Stated exercise —
Copy the data that follows, character for character, minus the pictures.

Provided data —
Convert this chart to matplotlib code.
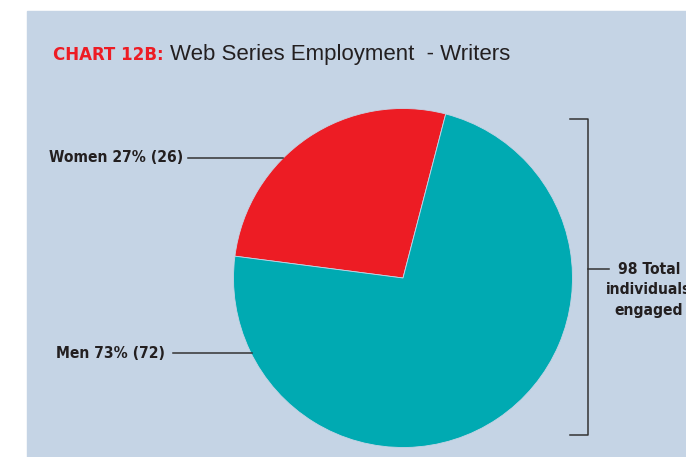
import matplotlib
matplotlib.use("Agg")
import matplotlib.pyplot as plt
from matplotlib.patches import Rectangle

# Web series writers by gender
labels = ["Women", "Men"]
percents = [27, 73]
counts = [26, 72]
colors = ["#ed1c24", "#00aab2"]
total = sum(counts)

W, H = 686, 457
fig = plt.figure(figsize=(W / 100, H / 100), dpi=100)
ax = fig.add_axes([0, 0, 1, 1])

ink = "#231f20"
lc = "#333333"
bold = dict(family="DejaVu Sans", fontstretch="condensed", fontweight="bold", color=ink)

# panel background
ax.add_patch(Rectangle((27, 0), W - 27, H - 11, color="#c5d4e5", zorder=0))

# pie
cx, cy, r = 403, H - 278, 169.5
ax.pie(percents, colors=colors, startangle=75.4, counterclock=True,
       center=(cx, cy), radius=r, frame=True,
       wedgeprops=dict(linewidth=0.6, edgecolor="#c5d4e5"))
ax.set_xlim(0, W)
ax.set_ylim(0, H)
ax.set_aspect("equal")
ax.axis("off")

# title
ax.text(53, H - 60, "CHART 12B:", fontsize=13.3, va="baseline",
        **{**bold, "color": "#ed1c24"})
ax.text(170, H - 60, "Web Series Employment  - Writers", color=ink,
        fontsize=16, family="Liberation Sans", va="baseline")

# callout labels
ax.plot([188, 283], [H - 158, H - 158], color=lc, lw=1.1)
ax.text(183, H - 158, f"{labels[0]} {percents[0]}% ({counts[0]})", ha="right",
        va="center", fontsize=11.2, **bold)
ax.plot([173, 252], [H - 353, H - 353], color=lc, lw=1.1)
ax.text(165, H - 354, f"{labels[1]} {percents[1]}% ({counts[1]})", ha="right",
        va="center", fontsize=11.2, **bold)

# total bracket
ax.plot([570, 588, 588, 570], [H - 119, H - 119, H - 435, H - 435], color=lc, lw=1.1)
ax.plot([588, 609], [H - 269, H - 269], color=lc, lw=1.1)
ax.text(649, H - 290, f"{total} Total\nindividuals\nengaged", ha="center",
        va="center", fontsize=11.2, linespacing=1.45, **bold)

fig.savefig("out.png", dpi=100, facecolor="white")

Result of the exercise —
Convert this chart to matplotlib code.
import matplotlib
matplotlib.use("Agg")
import matplotlib.pyplot as plt
from matplotlib.patches import Rectangle

# Web series writers by gender
labels = ["Women", "Men"]
percents = [27, 73]
counts = [26, 72]
colors = ["#ed1c24", "#00aab2"]
total = sum(counts)

W, H = 686, 457
fig = plt.figure(figsize=(W / 100, H / 100), dpi=100)
ax = fig.add_axes([0, 0, 1, 1])

ink = "#231f20"
lc = "#333333"
bold = dict(family="DejaVu Sans", fontstretch="condensed", fontweight="bold", color=ink)

# panel background
ax.add_patch(Rectangle((27, 0), W - 27, H - 11, color="#c5d4e5", zorder=0))

# pie
cx, cy, r = 403, H - 278, 169.5
ax.pie(percents, colors=colors, startangle=75.4, counterclock=True,
       center=(cx, cy), radius=r, frame=True,
       wedgeprops=dict(linewidth=0.6, edgecolor="#c5d4e5"))
ax.set_xlim(0, W)
ax.set_ylim(0, H)
ax.set_aspect("equal")
ax.axis("off")

# title
ax.text(53, H - 60, "CHART 12B:", fontsize=13.3, va="baseline",
        **{**bold, "color": "#ed1c24"})
ax.text(170, H - 60, "Web Series Employment  - Writers", color=ink,
        fontsize=16, family="Liberation Sans", va="baseline")

# callout labels
ax.plot([188, 283], [H - 158, H - 158], color=lc, lw=1.1)
ax.text(183, H - 158, f"{labels[0]} {percents[0]}% ({counts[0]})", ha="right",
        va="center", fontsize=11.2, **bold)
ax.plot([173, 252], [H - 353, H - 353], color=lc, lw=1.1)
ax.text(165, H - 354, f"{labels[1]} {percents[1]}% ({counts[1]})", ha="right",
        va="center", fontsize=11.2, **bold)

# total bracket
ax.plot([570, 588, 588, 570], [H - 119, H - 119, H - 435, H - 435], color=lc, lw=1.1)
ax.plot([588, 609], [H - 269, H - 269], color=lc, lw=1.1)
ax.text(649, H - 290, f"{total} Total\nindividuals\nengaged", ha="center",
        va="center", fontsize=11.2, linespacing=1.45, **bold)

fig.savefig("out.png", dpi=100, facecolor="white")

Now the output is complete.